December 26, 1995|By David Folkenflik and Ellen Gamerman | David Folkenflik and Ellen Gamerman,SUN STAFF
The Glicks go a little stir crazy on Christmas.
Every year Eric and Jill Glick, a Jewish couple from Pikesville, try to dream up a different plan. Once they went to the home of Christian friends and watched the family celebrate. Another year they pretended to be Christian, after a fashion, and made a turkey-and-pumpkin-pie "Christmas dinner."
This year, they decided to forget it all and shoot pool.
"If we sat around the house, we'd be fighting by 2 o'clock," said Jill Glick, 34, as she sipped a Coke at Champion Billiards Cafe in Parkville. "If this place wasn't open I don't know what we'd do. We get antsy. Everything's closed."
For non-Christians, Dec. 25 is a day without meaning.

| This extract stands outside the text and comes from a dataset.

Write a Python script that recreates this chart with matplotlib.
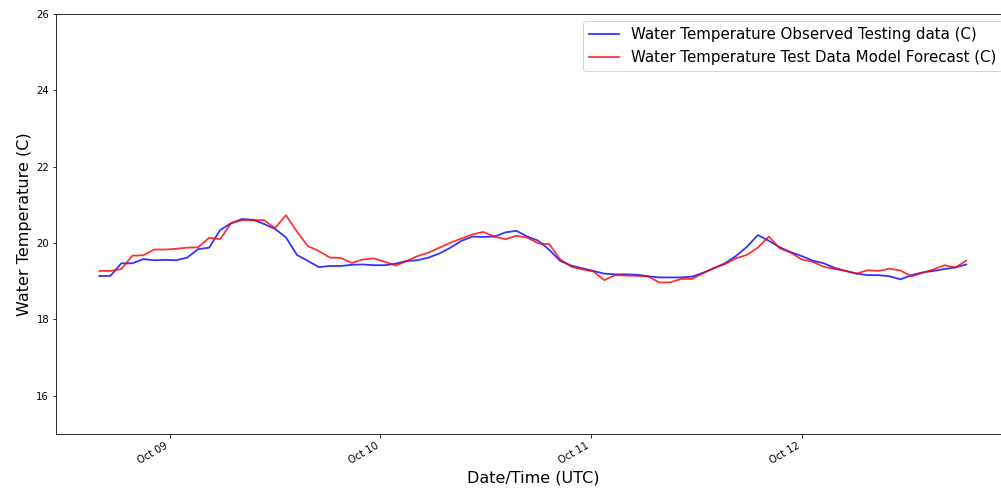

The Glicks were among the hundreds of thousands of Marylanders -- Jews, Buddhists, Muslims, atheists, agnostics, even lapsed Christians -- who did not celebrate yesterday.
At worst, Christmas Day can seem like a boisterous party taking place next door. In the best case, it's a day off, spent relaxing at the tail-end of or before other holidays -- Hanukkah, say, or Kwanzaa -- without any other spiritual or family obligation.
It was not a day to get much business done: The closing of government agencies and banks took care of that.
Most places closed
Options were limited. Schools and universities were closed. Libraries were closed. Hardware stores, florists, bookstores and museums, all shut. The Baltimore Ethical Society? Closed.
Most of the X-rated video stores on The Block were closed. Even the ubiquitous Donna's coffee bars were closed. (Except, of course, for the one in the heavily Jewish Pikesville.)
Gil Rosenbaum had visions of a romantic Christmas even though he celebrates Hanukkah. He thumbed through his address book and looked for all the names of single Jewish women and started calling them, figuring he knew they couldn't be busy.
"So I call one last week -- 'Stephanie, this is Gil. I was supposed to call you 34 years ago,' " said Mr. Rosenbaum, 51, a Baltimore native who returned home this week. Despite Mr. Rosenbaum's entreaties, Stephanie had other plans.
Chinese food tradition
For some Jews, the holiday was a time for movies and moo shu duck -- a tradition that seemingly stretches back to the days of Pharaoh.
"Did I go for Chinese food? You mean like the real Jews?" laughed Thomas E. Scheye, provost of Loyola College.
Dr. Scheye, who is Jewish, is married to a Catholic woman, and he celebrates both Hanukkah and Christmas. "We just enjoy the holiday, as we spin dreidels."
Mary Liu, a 28-year-old waitress at Uncle Lee's restaurant on Greenmount Avenue, immigrated to America from mainland China three years ago.
Asked if she celebrated Christmas, she explained that her father was a Communist.
"Usually, the Chinese, we just work on Christmas," she said, looking around the empty tables of the restaurant.
Those tables would fill up by dinner time, she said, mostly with Jewish families.
Once she left work, she might see a movie with her husband, Quaming Dong, a doctoral student in statistics at the Johns Hopkins University.
Or else, they, too, might head for dinner, also at a Chinese restaurant.
Routine maintained
There was little time for Christmas at the intersection of North Avenue and St. Paul Street in downtown Baltimore yesterday.
Karl Muhammed, 19, and Roland X, 35, plunked down cardboard boxes filled with bean pies and copies of the Final Call, the publication of the Nation of Islam.
As Black Muslims, they mark Christmas because they follow the teachings of Moses, Christ and Mohammed, Mr. Muhammed said.
But the two men, dressed in similar crisply cut raincoats and bow ties, spent Christmas hawking pies and papers, trying to spread Louis Farrakhan's word as they do every other day of the year.
The Glicks also followed a routine.
Like every year, they stocked up on groceries because they knew stores would be closed.
They deliberately slept late.
After trying a movie theater near their home in Pikesville, the Glicks gave up.
Too many other people had the same idea.
"I actually thought about going to my office," said Mr. Glick at lunchtime. "We'll probably have our briefcases out by 5 o'clock."